Przy wymiarze kary oskarżonej za tak przypisany jej czyn, z zastosowaniem instytucji nadzwyczajnego złagodzenia kary (art. 60 § 1 i § 6 pkt 2 k.k.) Sąd Apelacyjny miał na uwadze relatywnie niższy od przyjętego przez Sąd I instancji stopień społecznej szkodliwości czynu oskarżonej i stopień jej zawinienia wynikający z przekroczenia granic obrony koniecznej oraz postaci zamiaru, z jakim działała oskarżona. Uwzględniono nadto dużą dysproporcję pomiędzy naruszonymi dobrami, znaczne przekroczenie przez oskarżoną granic obrony koniecznej, a także sylwetkę oskarżonej, jej niekaralność i poziom rozwoju umysłowego.

Bacząc na powyższe, Sąd Apelacyjny uznał za współmierną wobec oskarżonej karę 5 lat pozbawienia wolności. Tak orzeczona kara uwzględnia należycie stopień społecznej szkodliwości popełnionego przestępstwa, a przede wszystkim nie przekracza stopnia zawinienia oskarżonej.
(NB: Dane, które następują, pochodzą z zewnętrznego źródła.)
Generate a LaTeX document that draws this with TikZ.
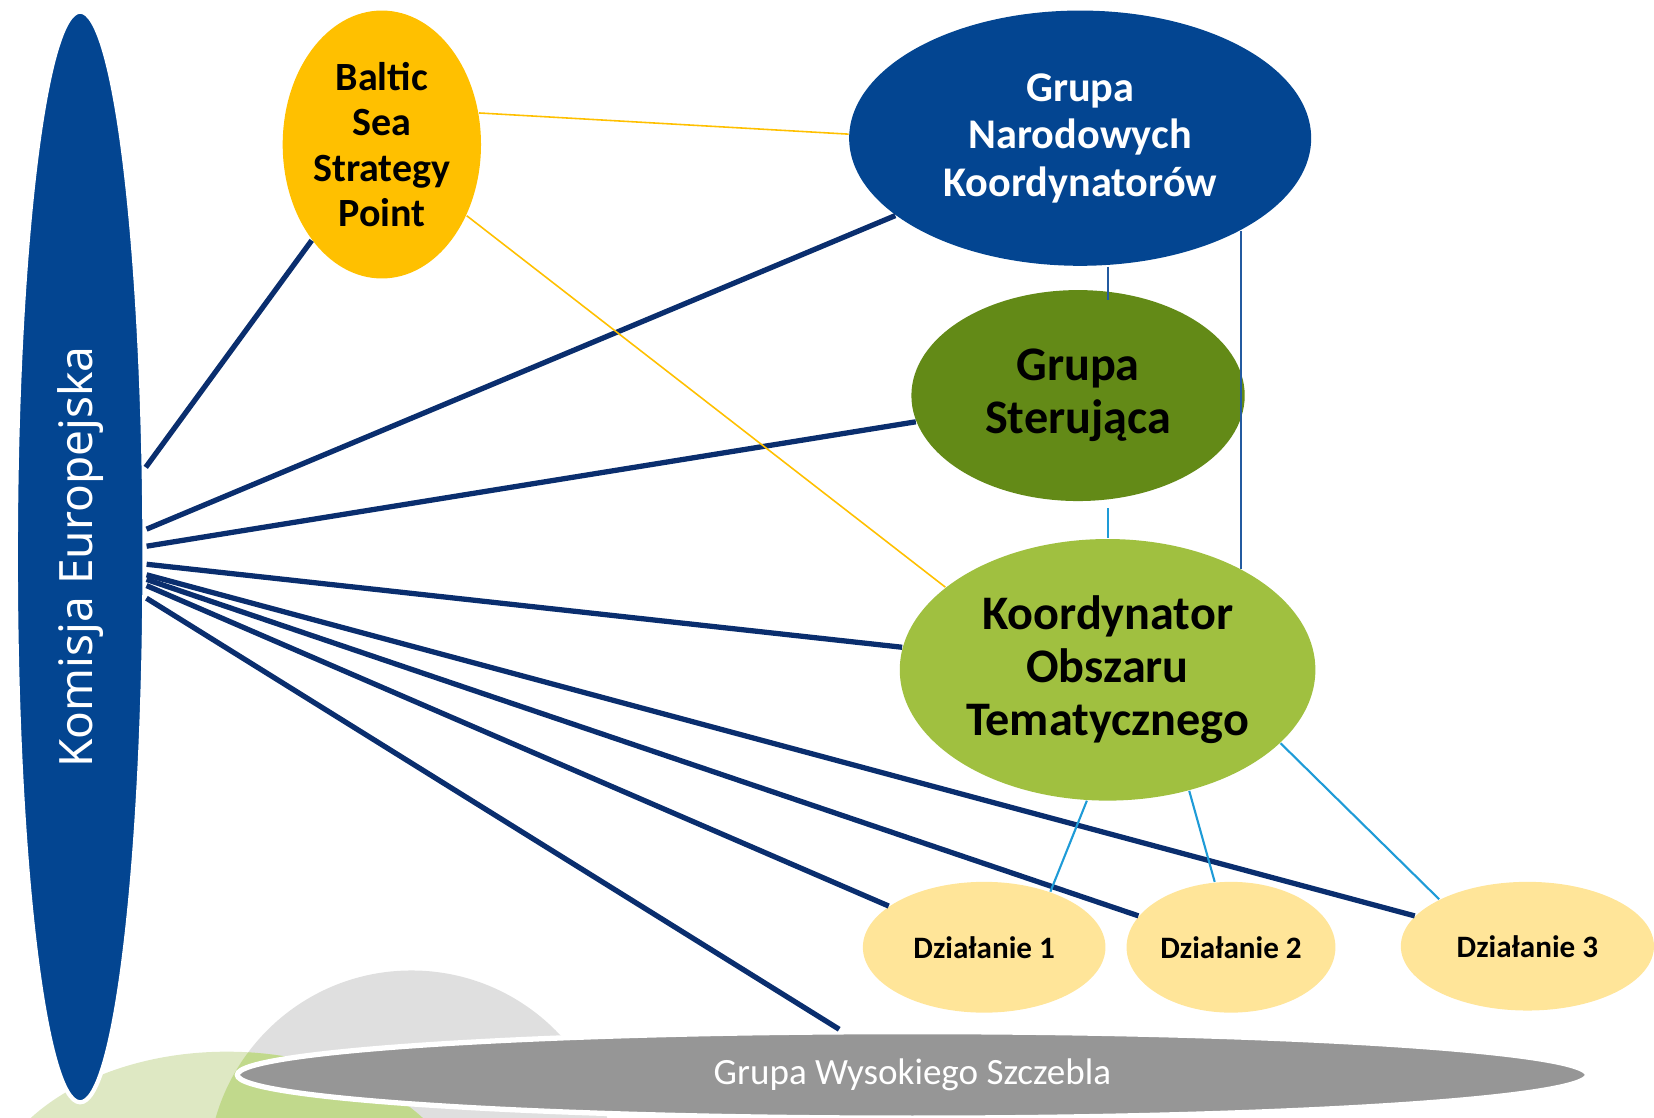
\documentclass[tikz,border=0pt]{standalone}
\usepackage{fontspec}
\setmainfont{Carlito}
\newfontfamily\komfont{Noto Sans}
\usepackage{tikz}
\usetikzlibrary{shapes.geometric}

\definecolor{kblue}{RGB}{3,69,145}
\definecolor{navy}{RGB}{10,46,110}
\definecolor{gold}{RGB}{255,192,0}
\definecolor{olive}{RGB}{99,138,23}
\definecolor{lime}{RGB}{160,192,64}
\definecolor{sand}{RGB}{255,229,153}
\definecolor{slate}{RGB}{150,150,150}
\definecolor{sky}{RGB}{30,155,215}
\definecolor{midblue}{RGB}{35,90,160}
\definecolor{fog}{RGB}{223,223,223}
\definecolor{palegreen}{RGB}{222,232,195}
\definecolor{leafgreen}{RGB}{193,217,140}

\tikzset{
	oval/.style={ellipse, inner sep=0pt, align=center},
	kline/.style={navy, line width=0.5mm},
	goldline/.style={gold, line width=0.15mm},
	skyline/.style={sky, line width=0.2mm},
	blueline/.style={midblue, line width=0.2mm}
}

\begin{document}
\begin{tikzpicture}[x=0.1mm, y=-0.1mm]
		\useasboundingbox (0,0) rectangle (1568,1059);
		\clip (0,0) rectangle (1568,1059);
		% shapes in the back
		\fill[fog] (390,1113) circle (19.3mm);
		\fill[palegreen] (215,1150) ellipse [x radius=23mm, y radius=15.3mm];
		\begin{scope}
			\clip (390,1113) circle (19.3mm);
			\fill[leafgreen] (215,1150) ellipse [x radius=23mm, y radius=15.3mm];
		\end{scope}

		\node[oval, fill=slate, draw=white, line width=0.5mm, minimum width=128mm, minimum height=8.2mm, text=white, font=\fontsize{10}{12}\selectfont] (gws) at (865,1019) {Grupa Wysokiego Szczebla};
		\node[oval, fill=kblue, draw=white, line width=0.4mm, rotate=90, minimum width=103.4mm, minimum height=12.2mm, text=white, font=\komfont\fontsize{12.4}{14}\selectfont] (kom) at (76,528) {Komisja Europejska};
		\node[oval, fill=gold, minimum width=18.8mm, minimum height=25.4mm, font=\bfseries\fontsize{10.8}{12.2}\selectfont] (bsp) at (362,137) {Baltic\\Sea\\Strategy\\Point};
		\node[oval, fill=kblue, text=white, minimum width=43.8mm, minimum height=24.2mm, font=\bfseries\fontsize{11.4}{12.8}\selectfont] (gnk) at (1024,131) {Grupa\\Narodowych\\Koordynatorów};
		\node[oval, fill=olive, minimum width=31.6mm, minimum height=20mm, font=\bfseries\fontsize{13}{14.2}\selectfont] (gs) at (1022,375) {Grupa\\Sterująca};
		\node[oval, fill=lime, minimum width=39.4mm, minimum height=24.8mm, font=\bfseries\fontsize{13}{14.3}\selectfont] (kot) at (1050,635) {Koordynator\\Obszaru\\Tematycznego};
		\node[oval, fill=sand, minimum width=23mm, minimum height=12.4mm, font=\bfseries\fontsize{8.4}{10}\selectfont] (d1) at (933,898) {Działanie 1};
		\node[oval, fill=sand, minimum width=19.8mm, minimum height=12.4mm, font=\bfseries\fontsize{8.4}{10}\selectfont] (d2) at (1167,898) {Działanie 2};
		\node[oval, fill=sand, minimum width=24mm, minimum height=12.2mm, font=\bfseries\fontsize{8.4}{10}\selectfont] (d3) at (1448,897) {Działanie 3};

		% from the Commission
		\draw[kline] (kom) -- (bsp);
		\draw[kline] (kom) -- (gnk);
		\draw[kline] (kom) -- (gs);
		\draw[kline] (kom) -- (kot);
		\draw[kline] (kom) -- (d3);
		\draw[kline] (kom) -- (d2);
		\draw[kline] (kom) -- (d1);
		\draw[kline] (kom) -- (gws);

		\draw[goldline] (bsp.18) -- (gnk.179);
		\draw[goldline] (bsp.-40) -- (kot.153);
		\draw[blueline] (gnk.south -| kot.north) -- ([yshift=-1mm]gs.north -| kot.north);
		\draw[blueline] (gnk.-30) -- (gnk.-30 |- kot.37);
		\draw[skyline] ([yshift=-0.6mm]gs.south -| kot.north) -- (kot.north);
		\draw[skyline] (kot.-99) -- (d1.40);
		\draw[skyline] (kot.-56) -- (d2.104);
		\draw[skyline] (kot.-23) -- (d3.152);
	\end{tikzpicture}
\end{document}
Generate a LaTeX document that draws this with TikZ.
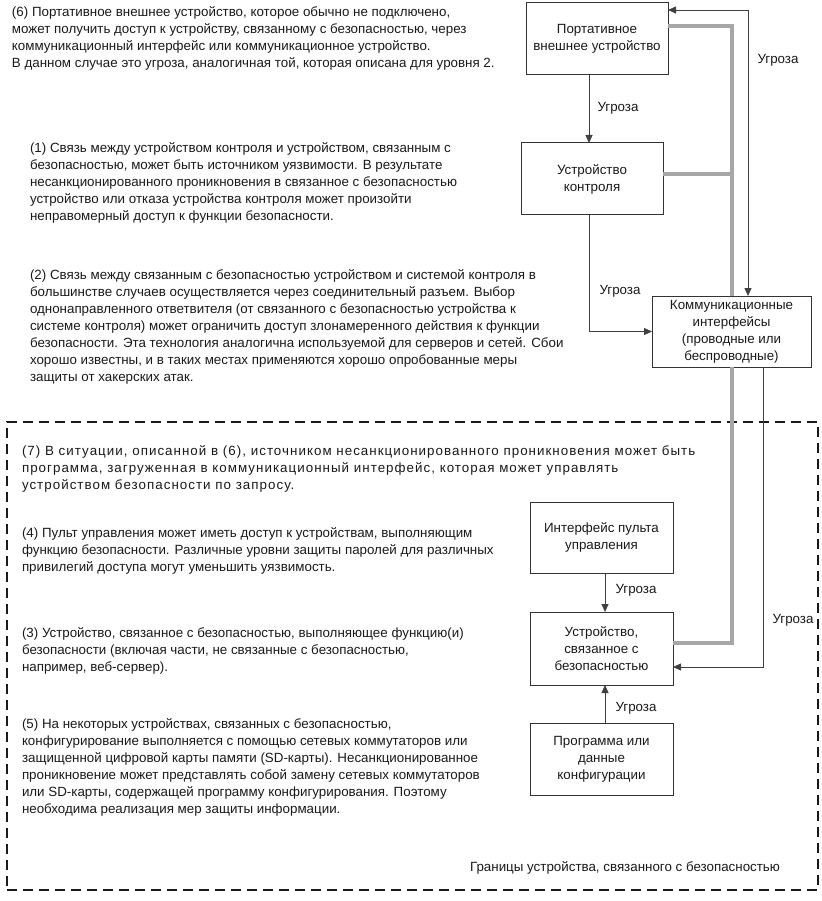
\documentclass[tikz,border=0pt]{standalone}
\usepackage{fontspec}
\setmainfont{Liberation Sans}
\newfontfamily\widefont[LetterSpace=7.7]{Liberation Sans}
\usetikzlibrary{arrows.meta,calc}
\definecolor{ink}{HTML}{1A1A1A}
\definecolor{edge}{HTML}{333333}
\definecolor{thin}{HTML}{404040}
\definecolor{bus}{HTML}{A6A6A6}
\newcommand{\fs}{\fontsize{13.35}{17}\selectfont}
\begin{document}
\begin{tikzpicture}[x=1pt,y=-1pt,
  every node/.style={text=ink},
  txt/.style={inner sep=0pt, outer sep=0pt, anchor=base west, font=\fs},
  lbl/.style={inner sep=0pt, font=\fs},
  box/.style={draw=edge, line width=1pt, fill=white, inner sep=0pt, outer sep=0pt, align=center, font=\fs},
  thr/.style={draw=thin, line width=0.8pt, -{Triangle[length=8pt,width=7pt]}},
  thrline/.style={draw=thin, line width=0.8pt},
  busline/.style={draw=bus, line width=4pt},
  bound/.style={draw=ink, line width=1.2pt, dash pattern=on 10pt off 6pt, inner sep=0pt, minimum width=811pt, minimum height=468pt}
]
\useasboundingbox (0,0) rectangle (821,901);
\fill[white] (0,0) rectangle (821,901);

% boundary
\node[bound] (boundary) at (412.5,656) {};

% boxes
\node[box, minimum width=142pt, minimum height=72pt] (pext) at (597,39) {Портативное\\внешнее устройство};
\node[box, minimum width=142pt, minimum height=72pt] (ctrl) at (592,179) {Устройство\\контроля};
\node[box, minimum width=159pt, minimum height=71pt] (comm) at (731.5,331.5) {Коммуникационные\\интерфейсы\\(проводные или\\беспроводные)};
\node[box, minimum width=143pt, minimum height=71pt] (panel) at (601.5,537.5) {Интерфейс пульта\\управления};
\node[box, minimum width=143pt, minimum height=73pt] (safe) at (601.5,648.5) {Устройство,\\связанное с\\безопасностью};
\node[box, minimum width=143pt, minimum height=72pt] (conf) at (601.5,759) {Программа или\\данные\\конфигурации};

% gray bus
\coordinate (gctrl) at ($(ctrl.east)+(0,-5)$);
\draw[busline] ($(pext.east)+(0,-13)$) -| (comm.north);
\draw[busline] (gctrl) -- (gctrl -| comm.north);
\draw[busline] (comm.south) |- ($(safe.east)+(0,-5.5)$);

% threat arrows
\draw[thr] ($(pext.south)+(-8,0)$) -- ($(ctrl.north)+(-3,0)$);
\draw[thr] ($(ctrl.south)+(-3,0)$) |- (comm.west);
\draw[thrline, {Triangle[length=8pt,width=7pt]}-{Triangle[length=8pt,width=7pt]}] ($(pext.east)+(0,-29)$) -| ($(comm.north)+(16.5,0)$);
\draw[thr] ($(comm.south)+(31.5,0)$) |- ($(safe.east)+(0,18.5)$);
\draw[thr] ($(panel.south)+(3.5,0)$) -- ($(safe.north)+(3.5,0)$);
\draw[thr] ($(conf.north)+(3.5,0)$) -- ($(safe.south)+(3.5,0)$);

% threat labels
\node[lbl] (l1) at (778,60) {Угроза};
\node[lbl] (l2) at (618,108) {Угроза};
\node[lbl] (l3) at (620,291) {Угроза};
\node[lbl] (l4) at (636,590) {Угроза};
\node[lbl] (l5) at (793,620) {Угроза};
\node[lbl] (l6) at (636,708) {Угроза};
\node[lbl] (lb) at (625,868) {Границы устройства, связанного с безопасностью};

% text blocks
\node[txt] (t6) at (12,16.5) {\begin{tabular}[t]{@{}l@{}}(6) Портативное внешнее устройство, которое обычно не подключено,\\может получить доступ к устройству, связанному с безопасностью, через\\коммуникационный интерфейс или коммуникационное устройство.\\В данном случае это угроза, аналогичная той, которая описана для уровня 2.\end{tabular}};
\node[txt] (t1) at (30,153) {\begin{tabular}[t]{@{}l@{}}(1) Связь между устройством контроля и устройством, связанным с\\безопасностью, может быть источником уязвимости. В результате\\несанкционированного проникновения в связанное с безопасностью\\устройство или отказа устройства контроля может произойти\\неправомерный доступ к функции безопасности.\end{tabular}};
\node[txt] (t2) at (30,279) {\begin{tabular}[t]{@{}l@{}}(2) Связь между связанным с безопасностью устройством и системой контроля в\\большинстве случаев осуществляется через соединительный разъем. Выбор\\однонаправленного ответвителя (от связанного с безопасностью устройства к\\системе контроля) может ограничить доступ злонамеренного действия к функции\\безопасности. Эта технология аналогична используемой для серверов и сетей. Сбои\\хорошо известны, и в таких местах применяются хорошо опробованные меры\\защиты от хакерских атак.\end{tabular}};
\node[txt, font=\widefont\fs] (t7) at (22,455) {\begin{tabular}[t]{@{}l@{}}(7) В ситуации, описанной в (6), источником несанкционированного проникновения может быть\\программа, загруженная в коммуникационный интерфейс, которая может управлять\\устройством безопасности по запросу.\end{tabular}};
\node[txt] (t4) at (22,537) {\begin{tabular}[t]{@{}l@{}}(4) Пульт управления может иметь доступ к устройствам, выполняющим\\функцию безопасности. Различные уровни защиты паролей для различных\\привилегий доступа могут уменьшить уязвимость.\end{tabular}};
\node[txt] (t3) at (22,637) {\begin{tabular}[t]{@{}l@{}}(3) Устройство, связанное с безопасностью, выполняющее функцию(и)\\безопасности (включая части, не связанные с безопасностью,\\например, веб-сервер).\end{tabular}};
\node[txt] (t5) at (22,728) {\begin{tabular}[t]{@{}l@{}}(5) На некоторых устройствах, связанных с безопасностью,\\конфигурирование выполняется с помощью сетевых коммутаторов или\\защищенной цифровой карты памяти (SD-карты). Несанкционированное\\проникновение может представлять собой замену сетевых коммутаторов\\или SD-карты, содержащей программу конфигурирования. Поэтому\\необходима реализация мер защиты информации.\end{tabular}};
\end{tikzpicture}
\end{document}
Sąd Apelacyjny nie znalazł podstaw do odstąpienia od wymiaru kary wobec oskarżonej (art. 25 § 2 k.k.), gdyż przeciwko tak skrajnemu rozwiązaniu przemawiał stopień społecznej szkodliwości czynu wynikający z faktu, że zachowanie oskarżonej znacznie odbiegało od zachowania kontratypowego (vide: wyroku Sądu Najwyższego z dnia 13 kwietnia 1973 r., III KK 39/73, OSNPG 1973, Nr 11, poz. 149). Z kolei drugiemu skrajnemu rozwiązaniu, tj. wymierzeniu oskarżonej kary w granicach ustawowego zagrożenia (w realiach sprawy kary 8 lat pozbawienia wolności) sprzeciwiały się fakt
i okoliczności zamachu, a także postać zamiaru, z jakim działała oskarżona.

Stosownie do treści art. 63 § 1 k.k. w zw. z art. 538 § 1 k.p.k. zaliczono oskarżonej na poczet orzeczonej wobec niej kary okres jej rzeczywistego pozbawienia wolności również od dnia 25 stycznia 2015 r. do dnia 18 marca 2015 r.

Orzeczenie o opłacie uzasadnia art. 2 ust. 1 pkt 5 w zw. z art. 10 ust. 1 ustawy
z dnia 23 czerwca 1973 r. o opłatach w sprawach karnych
(Dz. U. 1983.49.223 j.t. ze zm.), zaś o wydatkach postępowania odwoławczego art. 636 § 1 k.p.k.

Z tych wszystkich względów Sąd Apelacyjny orzekł jak w wyroku.